Ultimate Electronics Receives Notification of Potential Delisting
Ultimate Electronics, Inc. (Nasdaq: ULTEE) today announced it has received a notification from the Listing Qualifications Department at The Nasdaq Stock Market, Inc. (Nasdaq) that it is in material noncompliance with Marketplace Rule 4310(c)(14) for continued listing on Nasdaq. Marketplace Rule 4310(c)(14) requires that a listed company file with Nasdaq all reports and other documents filed or required to be filed with the Securities and Exchange Commission. The Company was unable to file a fully compliant Form 10-Q for the quarterly period ended October 31, 2004 with the Commission, and Nasdaq in violation of Marketplace Rule 4310(c)(14), by the extension deadline of December 15, 2004. As of the opening of business on December 23, 2004, an "E" was appended to the Company's trading symbol "ULTE" to reflect its noncompliance with Marketplace Rule 4310(c)(14). The Company is unable to file a fully compliant Form 10-Q because the Company's independent auditors have not completed their work with respect to the Company's quarterly financial statements. The Company is cooperating fully to ensure that the review of the Company's quarterly financial statements by the Company's independent auditors is completed as quickly as possible. After this matter is completed, the Company will file a compliant Form 10-Q/A with both the Commission and Nasdaq as soon as possible. The notification does not by itself result in immediate delisting of the Company's securities, although Nasdaq stated in the notification that unless the Company requests a hearing regarding the delisting, the Company's securities will be delisted from Nasdaq at the opening of business on December 30, 2004. The Company submitted a request for a hearing before the Nasdaq Listing Qualifications Panel on this matter on December 27, 2004 and the request will stay the delisting of the Company's securities pending the hearing and a determination by the Panel. There can be no assurance that the Panel will grant the Company's request for continued listing.

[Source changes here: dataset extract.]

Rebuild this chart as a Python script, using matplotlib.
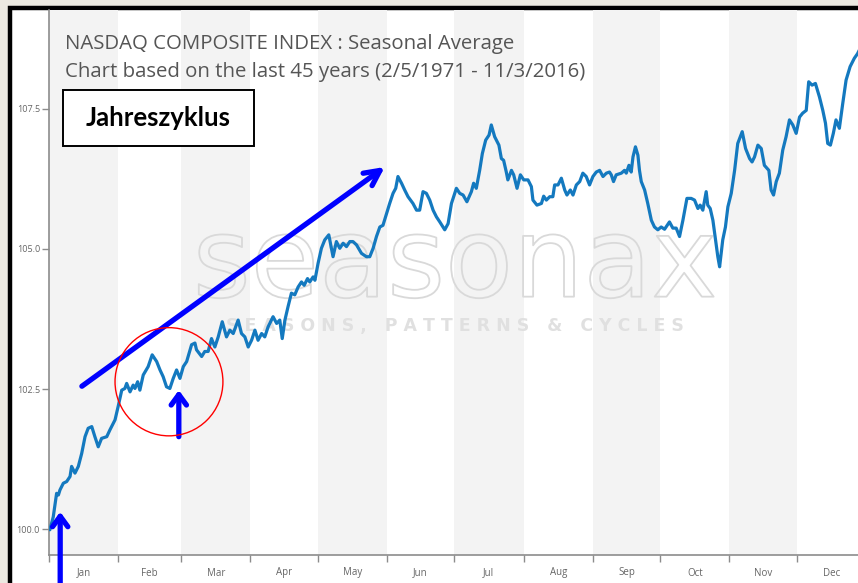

Certain statements made in this news release are forward-looking statements within the meaning of the Private Securities Litigation Reform Act of 1995. Forward-looking statements are made based upon management's current expectations and beliefs concerning future developments and their potential effects upon the Company. These forward-looking statements include statements regarding the completion of the review of its third quarter Form 10-Q, filing a fully compliant Form 10-Q/A, the Company's request for a hearing and the potential outcome of that hearing. Actual results may differ materially from those included in the forward-looking statements due to a number of factors, including, but not limited to, the assessment of the Company's independent accountants regarding the Company's financial condition, and the outcome of the hearing before the Nasdaq Listing Qualifications Panel; and other risk factors identified in the Company's Annual Report on Form 10-K for the fiscal year ended January 31, 2004, the Company's Quarterly Report on Form 10-Q for the quarter ended October 31, 2004 and other filings with the Securities and Exchange Commission. There can be no assurance that future developments affecting the Company will be those anticipated by management. The Company disclaims any obligation to update or revise any of the forward-looking statements that are in this news release.